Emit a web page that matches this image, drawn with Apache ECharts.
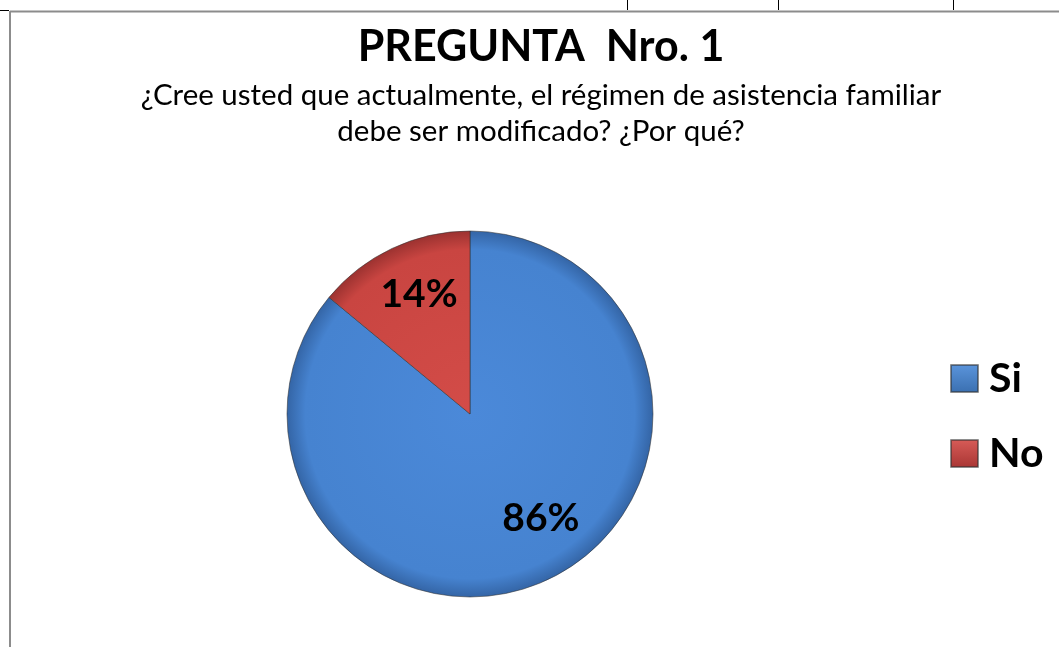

==============================

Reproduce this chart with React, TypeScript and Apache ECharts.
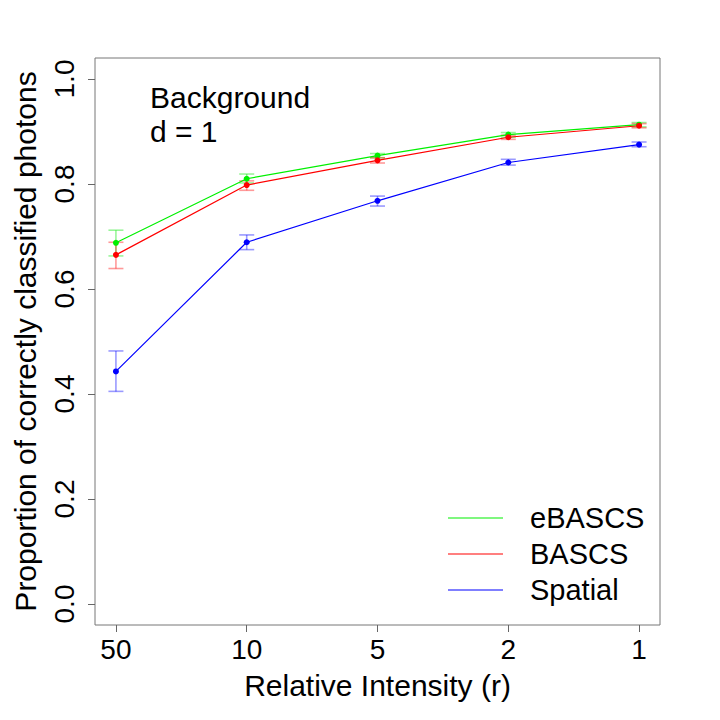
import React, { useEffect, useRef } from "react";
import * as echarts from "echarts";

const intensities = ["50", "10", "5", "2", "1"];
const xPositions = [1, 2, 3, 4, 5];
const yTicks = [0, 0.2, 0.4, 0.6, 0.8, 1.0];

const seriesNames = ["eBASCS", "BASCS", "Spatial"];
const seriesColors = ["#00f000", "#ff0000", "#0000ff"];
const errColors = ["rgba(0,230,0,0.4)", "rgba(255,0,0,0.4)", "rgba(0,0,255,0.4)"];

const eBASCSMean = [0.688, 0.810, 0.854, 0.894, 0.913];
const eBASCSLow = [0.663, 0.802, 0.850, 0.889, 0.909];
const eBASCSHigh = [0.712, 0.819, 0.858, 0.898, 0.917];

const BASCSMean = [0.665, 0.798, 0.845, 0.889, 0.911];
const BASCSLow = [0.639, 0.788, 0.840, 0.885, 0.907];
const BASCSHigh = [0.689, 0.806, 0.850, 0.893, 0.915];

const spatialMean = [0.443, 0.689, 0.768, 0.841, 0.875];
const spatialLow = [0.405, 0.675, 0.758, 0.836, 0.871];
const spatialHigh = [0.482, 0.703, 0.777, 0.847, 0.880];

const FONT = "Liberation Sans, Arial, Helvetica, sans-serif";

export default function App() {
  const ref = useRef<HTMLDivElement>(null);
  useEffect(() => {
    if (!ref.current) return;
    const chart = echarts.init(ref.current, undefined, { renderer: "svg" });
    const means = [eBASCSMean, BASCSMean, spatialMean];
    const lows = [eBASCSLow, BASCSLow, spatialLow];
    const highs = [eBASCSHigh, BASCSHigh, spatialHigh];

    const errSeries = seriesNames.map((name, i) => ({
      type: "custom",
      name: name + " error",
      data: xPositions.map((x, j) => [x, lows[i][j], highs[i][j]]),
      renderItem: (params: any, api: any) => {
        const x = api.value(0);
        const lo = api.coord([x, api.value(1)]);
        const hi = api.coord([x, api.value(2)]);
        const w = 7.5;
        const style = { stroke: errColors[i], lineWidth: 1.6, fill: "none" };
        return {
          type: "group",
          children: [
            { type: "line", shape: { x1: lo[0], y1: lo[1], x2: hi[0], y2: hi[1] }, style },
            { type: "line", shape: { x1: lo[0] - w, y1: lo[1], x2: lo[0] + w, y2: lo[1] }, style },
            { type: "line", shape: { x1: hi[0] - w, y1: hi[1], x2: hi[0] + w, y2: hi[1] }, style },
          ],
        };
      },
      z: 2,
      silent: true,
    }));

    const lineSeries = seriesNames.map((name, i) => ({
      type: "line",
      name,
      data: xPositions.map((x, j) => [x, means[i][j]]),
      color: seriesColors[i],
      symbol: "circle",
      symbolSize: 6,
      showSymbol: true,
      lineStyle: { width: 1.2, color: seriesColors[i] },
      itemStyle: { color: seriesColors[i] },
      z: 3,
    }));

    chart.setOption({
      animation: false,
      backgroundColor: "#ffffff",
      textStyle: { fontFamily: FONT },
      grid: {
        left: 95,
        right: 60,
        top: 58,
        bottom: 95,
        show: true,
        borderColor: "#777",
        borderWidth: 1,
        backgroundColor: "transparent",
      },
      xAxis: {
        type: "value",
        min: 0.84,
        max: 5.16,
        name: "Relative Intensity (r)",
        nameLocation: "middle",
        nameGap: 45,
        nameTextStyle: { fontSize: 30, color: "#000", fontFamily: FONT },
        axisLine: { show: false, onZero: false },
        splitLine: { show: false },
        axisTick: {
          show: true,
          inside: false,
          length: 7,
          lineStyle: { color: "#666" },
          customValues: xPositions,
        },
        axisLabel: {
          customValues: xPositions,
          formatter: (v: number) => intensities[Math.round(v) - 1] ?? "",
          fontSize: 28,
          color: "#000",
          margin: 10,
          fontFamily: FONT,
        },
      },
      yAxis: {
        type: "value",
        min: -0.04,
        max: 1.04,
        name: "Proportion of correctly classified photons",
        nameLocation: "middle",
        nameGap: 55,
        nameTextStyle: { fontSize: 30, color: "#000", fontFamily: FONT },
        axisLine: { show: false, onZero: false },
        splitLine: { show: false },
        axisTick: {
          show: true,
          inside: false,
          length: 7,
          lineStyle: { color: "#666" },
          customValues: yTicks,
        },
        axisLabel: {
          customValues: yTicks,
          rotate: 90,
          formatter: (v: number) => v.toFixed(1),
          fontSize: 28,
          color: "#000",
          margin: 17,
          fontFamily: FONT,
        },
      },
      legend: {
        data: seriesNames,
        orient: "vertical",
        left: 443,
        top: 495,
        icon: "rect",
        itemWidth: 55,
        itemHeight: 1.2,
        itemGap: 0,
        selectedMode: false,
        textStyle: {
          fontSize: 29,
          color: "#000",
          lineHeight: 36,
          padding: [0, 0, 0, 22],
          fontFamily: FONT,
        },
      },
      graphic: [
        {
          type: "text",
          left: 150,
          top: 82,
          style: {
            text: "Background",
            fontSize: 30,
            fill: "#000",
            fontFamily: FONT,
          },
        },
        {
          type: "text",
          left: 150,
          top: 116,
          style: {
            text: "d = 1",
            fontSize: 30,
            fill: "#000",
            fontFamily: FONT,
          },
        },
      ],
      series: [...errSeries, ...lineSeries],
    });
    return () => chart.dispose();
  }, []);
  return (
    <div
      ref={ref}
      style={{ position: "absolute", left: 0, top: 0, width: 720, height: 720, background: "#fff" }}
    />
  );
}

==============================

Your instructions »
Print everything from the line with "Reproduce this chart" down to the line with "const yTicks = [0, 0.2, 0.4, 0.6, 0.8, 1.0];", both included, exactly as written and without the pictures.

Written response »
Reproduce this chart with React, TypeScript and Apache ECharts.
import React, { useEffect, useRef } from "react";
import * as echarts from "echarts";

const intensities = ["50", "10", "5", "2", "1"];
const xPositions = [1, 2, 3, 4, 5];
const yTicks = [0, 0.2, 0.4, 0.6, 0.8, 1.0];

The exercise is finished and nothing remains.